I’m reading this while listening to a Leonard Bernstein conducted performance of Mahler’s First. Specifically, the movement drawing on a slow building of the children’s song Frère Jacques. Apropos of nothing, but I fell in love with Mahler back in 1995 when I heard this symphony.
Today’s Canto opens promisingly:
Whereof memory of man runneth not to the contrary
Dome Book, Ina, Offa and Aethelbert, folcright
for a thousand years
A bit of old school, King James sounding language, references to old English kings and the first census (I am assuming ‘Dome Book’ to be a reference to the ‘Domesday Book’ which was not about the end times, but a recording of people, lands, and property).

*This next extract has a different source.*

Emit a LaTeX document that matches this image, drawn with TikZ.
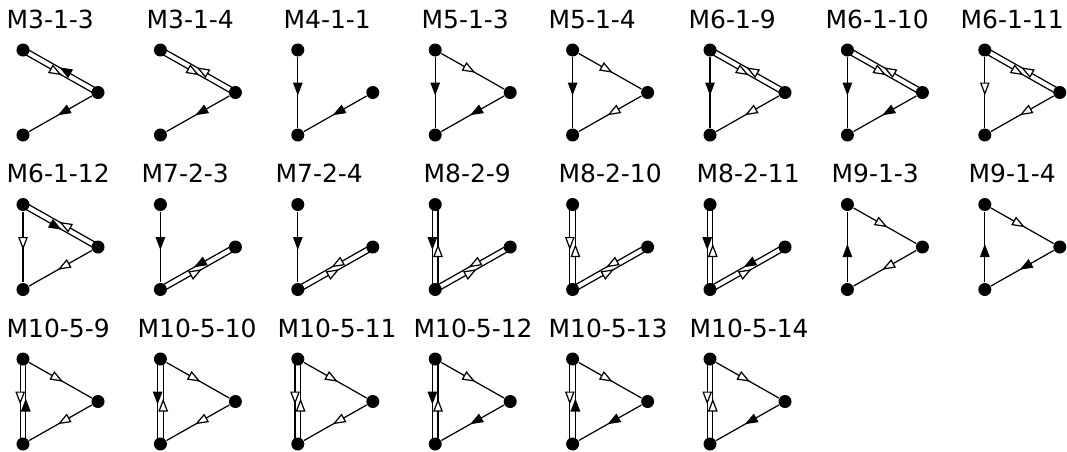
\documentclass[tikz,border=0pt]{standalone}
\usepackage{fontspec}
\setmainfont{DejaVu Sans}
\usepackage{tikz}
\usetikzlibrary{calc, arrows.meta, decorations.markings}

\begin{document}
\begin{tikzpicture}[x=0.01cm, y=-0.01cm,
    dot/.style={circle, fill=black, inner sep=0pt, minimum size=1.3mm},
    lab/.style={anchor=base west, inner sep=0pt, font=\fontsize{7.1}{8}\selectfont},
    every path/.style={line width=0.35pt},
    twin/.style={to path={($(\tikztostart)!0.28mm!-90:(\tikztotarget)$) -- ($(\tikztotarget)!0.28mm!90:(\tikztostart)$)}},
    solidtip/.style={postaction={decorate, decoration={markings,
        mark=at position 0.5 with {\arrow[xshift=0.3mm]{Triangle[length=1.3mm, width=0.95mm]}}}}},
    opentip/.style={postaction={decorate, decoration={markings,
        mark=at position 0.5 with {\arrow[xshift=0.3mm]{Triangle[open, fill=white, length=1.3mm, width=0.95mm]}}}}}]

    % Khung hình
    \useasboundingbox (0,0) rectangle (1067,451);

    % 1. Ba đỉnh và tên của mỗi motif (8 cột, 3 hàng)
    \foreach \lab/\lx [count=\i from 0] in {M3-1-3/6, M3-1-4/146, M4-1-1/283, M5-1-3/421,
        M5-1-4/548, M6-1-9/688, M6-1-10/825, M6-1-11/960,
        M6-1-12/6, M7-2-3/141, M7-2-4/275, M8-2-9/423,
        M8-2-10/558, M8-2-11/696, M9-1-3/831, M9-1-4/968,
        M10-5-9/6, M10-5-10/137, M10-5-11/277, M10-5-12/413,
        M10-5-13/548, M10-5-14/689} {
        \pgfmathsetmacro\cx{23+137.4*mod(\i,8)}
        \pgfmathsetmacro\cy{50+154.5*floor(\i/8)}
        \node[dot] (a\i) at (\cx,\cy) {};
        \node[dot] (b\i) at (\cx+75,\cy+42.5) {};
        \node[dot] (c\i) at (\cx,\cy+85) {};
        \node[lab] (t\i) at (\lx,\cy-22) {\lab};
    }

    % 2. Hàng 1
    \draw[twin, opentip] (a0) to (b0);
    \draw[twin, solidtip] (b0) to (a0);
    \draw[solidtip] (b0) to (c0);

    \draw[twin, opentip] (a1) to (b1);
    \draw[twin, opentip] (b1) to (a1);
    \draw[solidtip] (b1) to (c1);

    \draw[solidtip] (a2) to (c2);
    \draw[solidtip] (b2) to (c2);

    \draw[opentip] (a3) to (b3);
    \draw[solidtip] (a3) to (c3);
    \draw[solidtip] (b3) to (c3);

    \draw[opentip] (a4) to (b4);
    \draw[solidtip] (a4) to (c4);
    \draw[opentip] (b4) to (c4);

    \draw[twin, opentip] (a5) to (b5);
    \draw[twin, opentip] (b5) to (a5);
    \draw[solidtip] (a5) to (c5);
    \draw[opentip] (b5) to (c5);

    \draw[twin, opentip] (a6) to (b6);
    \draw[twin, opentip] (b6) to (a6);
    \draw[solidtip] (a6) to (c6);
    \draw[solidtip] (b6) to (c6);

    \draw[twin, opentip] (a7) to (b7);
    \draw[twin, opentip] (b7) to (a7);
    \draw[opentip] (a7) to (c7);
    \draw[opentip] (b7) to (c7);

    % 3. Hàng 2
    \draw[twin, solidtip] (a8) to (b8);
    \draw[twin, opentip] (b8) to (a8);
    \draw[opentip] (a8) to (c8);
    \draw[opentip] (b8) to (c8);

    \draw[solidtip] (a9) to (c9);
    \draw[twin, solidtip] (b9) to (c9);
    \draw[twin, opentip] (c9) to (b9);

    \draw[solidtip] (a10) to (c10);
    \draw[twin, opentip] (b10) to (c10);
    \draw[twin, opentip] (c10) to (b10);

    \draw[twin, solidtip] (a11) to (c11);
    \draw[twin, opentip] (c11) to (a11);
    \draw[twin, opentip] (b11) to (c11);
    \draw[twin, opentip] (c11) to (b11);

    \draw[twin, opentip] (a12) to (c12);
    \draw[twin, opentip] (c12) to (a12);
    \draw[twin, opentip] (b12) to (c12);
    \draw[twin, opentip] (c12) to (b12);

    \draw[twin, solidtip] (a13) to (c13);
    \draw[twin, opentip] (c13) to (a13);
    \draw[twin, solidtip] (b13) to (c13);
    \draw[twin, opentip] (c13) to (b13);

    \draw[opentip] (a14) to (b14);
    \draw[opentip] (b14) to (c14);
    \draw[solidtip] (c14) to (a14);

    \draw[opentip] (a15) to (b15);
    \draw[solidtip] (b15) to (c15);
    \draw[solidtip] (c15) to (a15);

    % 4. Hàng 3
    \draw[opentip] (a16) to (b16);
    \draw[opentip] (b16) to (c16);
    \draw[twin, opentip] (a16) to (c16);
    \draw[twin, solidtip] (c16) to (a16);

    \draw[opentip] (a17) to (b17);
    \draw[opentip] (b17) to (c17);
    \draw[twin, solidtip] (a17) to (c17);
    \draw[twin, opentip] (c17) to (a17);

    \draw[opentip] (a18) to (b18);
    \draw[opentip] (b18) to (c18);
    \draw[twin, opentip] (a18) to (c18);
    \draw[twin, opentip] (c18) to (a18);

    \draw[opentip] (a19) to (b19);
    \draw[solidtip] (b19) to (c19);
    \draw[twin, solidtip] (a19) to (c19);
    \draw[twin, opentip] (c19) to (a19);

    \draw[opentip] (a20) to (b20);
    \draw[solidtip] (b20) to (c20);
    \draw[twin, opentip] (a20) to (c20);
    \draw[twin, solidtip] (c20) to (a20);

    \draw[opentip] (a21) to (b21);
    \draw[solidtip] (b21) to (c21);
    \draw[twin, opentip] (a21) to (c21);
    \draw[twin, opentip] (c21) to (a21);
\end{tikzpicture}
\end{document}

Sadly, it’s mostly downhill from here.
While I appreciate the Canto‘s role in the slow process of building to a grand poetic-historical document, barely the only bone he tosses us after the opening are some outbreaks of ancient history, which could be read as learned digressions by the eighteen century ‘narrators’ of this Canto and can also be read as a reminder of the great work of historicity taking place and as a tool to shake the reader from their expectations.
As another personal digression, Mahler called his First Symphony Der Titan. Each man seemed confident in their own genius and potential to direct the future of their respective forms. Hasn’t each been proved to be right, despite their faults, even their grave ones?